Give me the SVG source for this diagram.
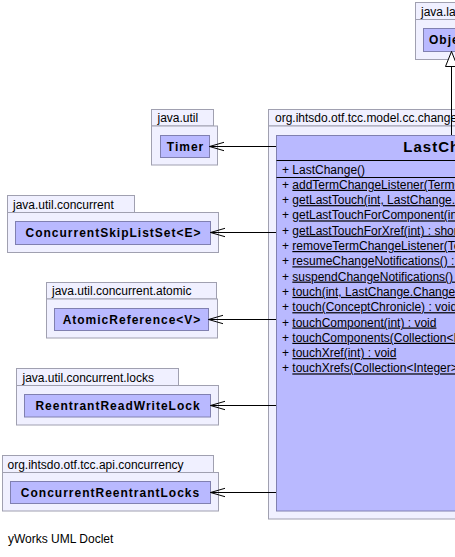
<svg xmlns="http://www.w3.org/2000/svg" width="455" height="557" viewBox="0 0 455 557">
<style>
.pkg{fill:#F0F0FF;stroke:#A0A0B0;stroke-width:1}
.cls{fill:#B9B9FF;stroke:#8080B0;stroke-width:1}
.pt{font-family:"Liberation Sans",Arial,sans-serif;font-size:12px;fill:#000}
.cn{font-family:"Liberation Sans",Arial,sans-serif;font-size:12px;font-weight:bold;letter-spacing:1px;fill:#000}
.title{font-family:"Liberation Sans",Arial,sans-serif;font-size:15px;font-weight:bold;letter-spacing:1px;fill:#000}
.m{font-family:"Liberation Sans",Arial,sans-serif;font-size:12px;fill:#000}
.u{text-decoration:underline}
.sep{stroke:#000;stroke-width:1}
.edge{stroke:#000;stroke-width:1;fill:none}
</style>
<defs>
<marker id="open" markerUnits="userSpaceOnUse" markerWidth="16" markerHeight="10" viewBox="-15 -5 16 10" refX="0" refY="0" orient="auto" overflow="visible">
<path d="M-14.5,-4.2 L0,0 L-14.5,4.2" fill="none" stroke="#000" stroke-width="1"/>
</marker>
<marker id="gen" markerUnits="userSpaceOnUse" markerWidth="18" markerHeight="14" viewBox="-16 -7 18 14" refX="0" refY="0" orient="auto" overflow="visible">
<path d="M-15,-6 L0,0 L-15,6 Z" fill="#fff" stroke="#000" stroke-width="1"/>
</marker>
</defs>
<rect width="455" height="557" fill="#fff"/>

<g id="pkg-java-lang">
<rect class="pkg" x="415.5" y="2.5" width="80" height="17"/>
<rect class="pkg" x="415.5" y="19.5" width="100" height="40"/>
<text class="pt" x="421" y="15.5">java.lang</text>
</g>
<g id="Object">
<rect class="cls" x="423.5" y="28.5" width="80" height="23"/>
<text class="cn" x="429" y="43.5">Object</text>
</g>

<g id="pkg-java-util">
<rect class="pkg" x="151.5" y="109.5" width="62" height="16.5"/>
<rect class="pkg" x="151.5" y="126" width="66" height="39"/>
<text class="pt" x="157.5" y="122">java.util</text>
</g>
<g id="Timer">
<rect class="cls" x="160.5" y="135.5" width="49" height="22"/>
<text class="cn" x="185.5" y="150.5" text-anchor="middle">Timer</text>
</g>

<g id="pkg-java-util-concurrent">
<rect class="pkg" x="7.5" y="195.5" width="127" height="17"/>
<rect class="pkg" x="7.5" y="212.5" width="211" height="40"/>
<text class="pt" x="13" y="208.5">java.util.concurrent</text>
</g>
<g id="ConcurrentSkipListSet">
<rect class="cls" x="15.5" y="221.5" width="195" height="23"/>
<text class="cn" x="113.5" y="236.5" text-anchor="middle">ConcurrentSkipListSet&lt;E&gt;</text>
</g>

<g id="pkg-java-util-concurrent-atomic">
<rect class="pkg" x="46.5" y="282.5" width="170" height="16.5"/>
<rect class="pkg" x="46.5" y="299" width="171" height="39"/>
<text class="pt" x="52" y="295">java.util.concurrent.atomic</text>
</g>
<g id="AtomicReference">
<rect class="cls" x="54.5" y="308.5" width="154" height="22"/>
<text class="cn" x="132" y="323.5" text-anchor="middle">AtomicReference&lt;V&gt;</text>
</g>

<g id="pkg-java-util-concurrent-locks">
<rect class="pkg" x="16.5" y="368.5" width="162" height="17"/>
<rect class="pkg" x="16.5" y="385.5" width="202" height="39.5"/>
<text class="pt" x="22.5" y="381.5">java.util.concurrent.locks</text>
</g>
<g id="ReentrantReadWriteLock">
<rect class="cls" x="24.5" y="394.5" width="186" height="22.5"/>
<text class="cn" x="118" y="409.5" text-anchor="middle">ReentrantReadWriteLock</text>
</g>

<g id="pkg-org-ihtsdo-otf-tcc-api-concurrency">
<rect class="pkg" x="2.5" y="455.5" width="211" height="17"/>
<rect class="pkg" x="2.5" y="472.5" width="216" height="38.5"/>
<text class="pt" x="7.5" y="468.5">org.ihtsdo.otf.tcc.api.concurrency</text>
</g>
<g id="ConcurrentReentrantLocks">
<rect class="cls" x="10.5" y="481.5" width="200" height="22"/>
<text class="cn" x="110.5" y="496.5" text-anchor="middle">ConcurrentReentrantLocks</text>
</g>

<g id="pkg-org-ihtsdo-otf-tcc-model-cc-change">
<rect class="pkg" x="268.5" y="109.5" width="300" height="16.5"/>
<rect class="pkg" x="268.5" y="126" width="400" height="393"/>
<text class="pt" x="275" y="122">org.ihtsdo.otf.tcc.model.cc.change</text>
</g>
<g id="LastChange">
<rect class="cls" x="276.5" y="135.5" width="352" height="375.5"/>
<text class="title" x="403.3" y="151.5">LastChange</text>
<line class="sep" x1="276.5" y1="160.5" x2="628.5" y2="160.5"/>
<text class="m" x="282" y="173.5">+ LastChange()</text>
<line class="sep" x1="276.5" y1="177.5" x2="628.5" y2="177.5"/>
<g class="m">
<text x="282" y="188.8">+ <tspan class="u">addTermChangeListener(TermChangeListener) : void</tspan></text>
<text x="282" y="204.1">+ <tspan class="u">getLastTouch(int, LastChange.Change) : short</tspan></text>
<text x="282" y="219.4">+ <tspan class="u">getLastTouchForComponent(int) : short</tspan></text>
<text x="282" y="234.7">+ <tspan class="u">getLastTouchForXref(int) : short</tspan></text>
<text x="282" y="250">+ <tspan class="u">removeTermChangeListener(TermChangeListener) : void</tspan></text>
<text x="282" y="265.3">+ <tspan class="u">resumeChangeNotifications() : void</tspan></text>
<text x="282" y="280.6">+ <tspan class="u">suspendChangeNotifications() : void</tspan></text>
<text x="282" y="295.9">+ <tspan class="u">touch(int, LastChange.Change) : void</tspan></text>
<text x="282" y="311.2">+ <tspan class="u">touch(ConceptChronicle) : void</tspan></text>
<text x="282" y="326.5">+ <tspan class="u">touchComponent(int) : void</tspan></text>
<text x="282" y="341.8">+ <tspan class="u">touchComponents(Collection&lt;Integer&gt;) : void</tspan></text>
<text x="282" y="357.1">+ <tspan class="u">touchXref(int) : void</tspan></text>
<text x="282" y="372.4">+ <tspan class="u">touchXrefs(Collection&lt;Integer&gt;) : void</tspan></text>
</g>
</g>

<g id="connectors">
<line class="edge" x1="451.5" y1="135" x2="451.5" y2="51.5" marker-end="url(#gen)"/>
<line class="edge" x1="276" y1="146.5" x2="209.5" y2="146.5" marker-end="url(#open)"/>
<line class="edge" x1="276" y1="232.5" x2="210.5" y2="232.5" marker-end="url(#open)"/>
<line class="edge" x1="276" y1="319.5" x2="208.5" y2="319.5" marker-end="url(#open)"/>
<line class="edge" x1="276" y1="405.5" x2="210.5" y2="405.5" marker-end="url(#open)"/>
<line class="edge" x1="276" y1="492.5" x2="210.5" y2="492.5" marker-end="url(#open)"/>
</g>

<text class="pt" x="8" y="543">yWorks UML Doclet</text>
</svg>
____
▶ WHAT TO WORK ON
Transcribe the whole listing exactly. Pictures are excluded.

▶ REPLY
Give me the SVG source for this diagram.
<svg xmlns="http://www.w3.org/2000/svg" width="455" height="557" viewBox="0 0 455 557">
<style>
.pkg{fill:#F0F0FF;stroke:#A0A0B0;stroke-width:1}
.cls{fill:#B9B9FF;stroke:#8080B0;stroke-width:1}
.pt{font-family:"Liberation Sans",Arial,sans-serif;font-size:12px;fill:#000}
.cn{font-family:"Liberation Sans",Arial,sans-serif;font-size:12px;font-weight:bold;letter-spacing:1px;fill:#000}
.title{font-family:"Liberation Sans",Arial,sans-serif;font-size:15px;font-weight:bold;letter-spacing:1px;fill:#000}
.m{font-family:"Liberation Sans",Arial,sans-serif;font-size:12px;fill:#000}
.u{text-decoration:underline}
.sep{stroke:#000;stroke-width:1}
.edge{stroke:#000;stroke-width:1;fill:none}
</style>
<defs>
<marker id="open" markerUnits="userSpaceOnUse" markerWidth="16" markerHeight="10" viewBox="-15 -5 16 10" refX="0" refY="0" orient="auto" overflow="visible">
<path d="M-14.5,-4.2 L0,0 L-14.5,4.2" fill="none" stroke="#000" stroke-width="1"/>
</marker>
<marker id="gen" markerUnits="userSpaceOnUse" markerWidth="18" markerHeight="14" viewBox="-16 -7 18 14" refX="0" refY="0" orient="auto" overflow="visible">
<path d="M-15,-6 L0,0 L-15,6 Z" fill="#fff" stroke="#000" stroke-width="1"/>
</marker>
</defs>
<rect width="455" height="557" fill="#fff"/>

<g id="pkg-java-lang">
<rect class="pkg" x="415.5" y="2.5" width="80" height="17"/>
<rect class="pkg" x="415.5" y="19.5" width="100" height="40"/>
<text class="pt" x="421" y="15.5">java.lang</text>
</g>
<g id="Object">
<rect class="cls" x="423.5" y="28.5" width="80" height="23"/>
<text class="cn" x="429" y="43.5">Object</text>
</g>

<g id="pkg-java-util">
<rect class="pkg" x="151.5" y="109.5" width="62" height="16.5"/>
<rect class="pkg" x="151.5" y="126" width="66" height="39"/>
<text class="pt" x="157.5" y="122">java.util</text>
</g>
<g id="Timer">
<rect class="cls" x="160.5" y="135.5" width="49" height="22"/>
<text class="cn" x="185.5" y="150.5" text-anchor="middle">Timer</text>
</g>

<g id="pkg-java-util-concurrent">
<rect class="pkg" x="7.5" y="195.5" width="127" height="17"/>
<rect class="pkg" x="7.5" y="212.5" width="211" height="40"/>
<text class="pt" x="13" y="208.5">java.util.concurrent</text>
</g>
<g id="ConcurrentSkipListSet">
<rect class="cls" x="15.5" y="221.5" width="195" height="23"/>
<text class="cn" x="113.5" y="236.5" text-anchor="middle">ConcurrentSkipListSet&lt;E&gt;</text>
</g>

<g id="pkg-java-util-concurrent-atomic">
<rect class="pkg" x="46.5" y="282.5" width="170" height="16.5"/>
<rect class="pkg" x="46.5" y="299" width="171" height="39"/>
<text class="pt" x="52" y="295">java.util.concurrent.atomic</text>
</g>
<g id="AtomicReference">
<rect class="cls" x="54.5" y="308.5" width="154" height="22"/>
<text class="cn" x="132" y="323.5" text-anchor="middle">AtomicReference&lt;V&gt;</text>
</g>

<g id="pkg-java-util-concurrent-locks">
<rect class="pkg" x="16.5" y="368.5" width="162" height="17"/>
<rect class="pkg" x="16.5" y="385.5" width="202" height="39.5"/>
<text class="pt" x="22.5" y="381.5">java.util.concurrent.locks</text>
</g>
<g id="ReentrantReadWriteLock">
<rect class="cls" x="24.5" y="394.5" width="186" height="22.5"/>
<text class="cn" x="118" y="409.5" text-anchor="middle">ReentrantReadWriteLock</text>
</g>

<g id="pkg-org-ihtsdo-otf-tcc-api-concurrency">
<rect class="pkg" x="2.5" y="455.5" width="211" height="17"/>
<rect class="pkg" x="2.5" y="472.5" width="216" height="38.5"/>
<text class="pt" x="7.5" y="468.5">org.ihtsdo.otf.tcc.api.concurrency</text>
</g>
<g id="ConcurrentReentrantLocks">
<rect class="cls" x="10.5" y="481.5" width="200" height="22"/>
<text class="cn" x="110.5" y="496.5" text-anchor="middle">ConcurrentReentrantLocks</text>
</g>

<g id="pkg-org-ihtsdo-otf-tcc-model-cc-change">
<rect class="pkg" x="268.5" y="109.5" width="300" height="16.5"/>
<rect class="pkg" x="268.5" y="126" width="400" height="393"/>
<text class="pt" x="275" y="122">org.ihtsdo.otf.tcc.model.cc.change</text>
</g>
<g id="LastChange">
<rect class="cls" x="276.5" y="135.5" width="352" height="375.5"/>
<text class="title" x="403.3" y="151.5">LastChange</text>
<line class="sep" x1="276.5" y1="160.5" x2="628.5" y2="160.5"/>
<text class="m" x="282" y="173.5">+ LastChange()</text>
<line class="sep" x1="276.5" y1="177.5" x2="628.5" y2="177.5"/>
<g class="m">
<text x="282" y="188.8">+ <tspan class="u">addTermChangeListener(TermChangeListener) : void</tspan></text>
<text x="282" y="204.1">+ <tspan class="u">getLastTouch(int, LastChange.Change) : short</tspan></text>
<text x="282" y="219.4">+ <tspan class="u">getLastTouchForComponent(int) : short</tspan></text>
<text x="282" y="234.7">+ <tspan class="u">getLastTouchForXref(int) : short</tspan></text>
<text x="282" y="250">+ <tspan class="u">removeTermChangeListener(TermChangeListener) : void</tspan></text>
<text x="282" y="265.3">+ <tspan class="u">resumeChangeNotifications() : void</tspan></text>
<text x="282" y="280.6">+ <tspan class="u">suspendChangeNotifications() : void</tspan></text>
<text x="282" y="295.9">+ <tspan class="u">touch(int, LastChange.Change) : void</tspan></text>
<text x="282" y="311.2">+ <tspan class="u">touch(ConceptChronicle) : void</tspan></text>
<text x="282" y="326.5">+ <tspan class="u">touchComponent(int) : void</tspan></text>
<text x="282" y="341.8">+ <tspan class="u">touchComponents(Collection&lt;Integer&gt;) : void</tspan></text>
<text x="282" y="357.1">+ <tspan class="u">touchXref(int) : void</tspan></text>
<text x="282" y="372.4">+ <tspan class="u">touchXrefs(Collection&lt;Integer&gt;) : void</tspan></text>
</g>
</g>

<g id="connectors">
<line class="edge" x1="451.5" y1="135" x2="451.5" y2="51.5" marker-end="url(#gen)"/>
<line class="edge" x1="276" y1="146.5" x2="209.5" y2="146.5" marker-end="url(#open)"/>
<line class="edge" x1="276" y1="232.5" x2="210.5" y2="232.5" marker-end="url(#open)"/>
<line class="edge" x1="276" y1="319.5" x2="208.5" y2="319.5" marker-end="url(#open)"/>
<line class="edge" x1="276" y1="405.5" x2="210.5" y2="405.5" marker-end="url(#open)"/>
<line class="edge" x1="276" y1="492.5" x2="210.5" y2="492.5" marker-end="url(#open)"/>
</g>

<text class="pt" x="8" y="543">yWorks UML Doclet</text>
</svg>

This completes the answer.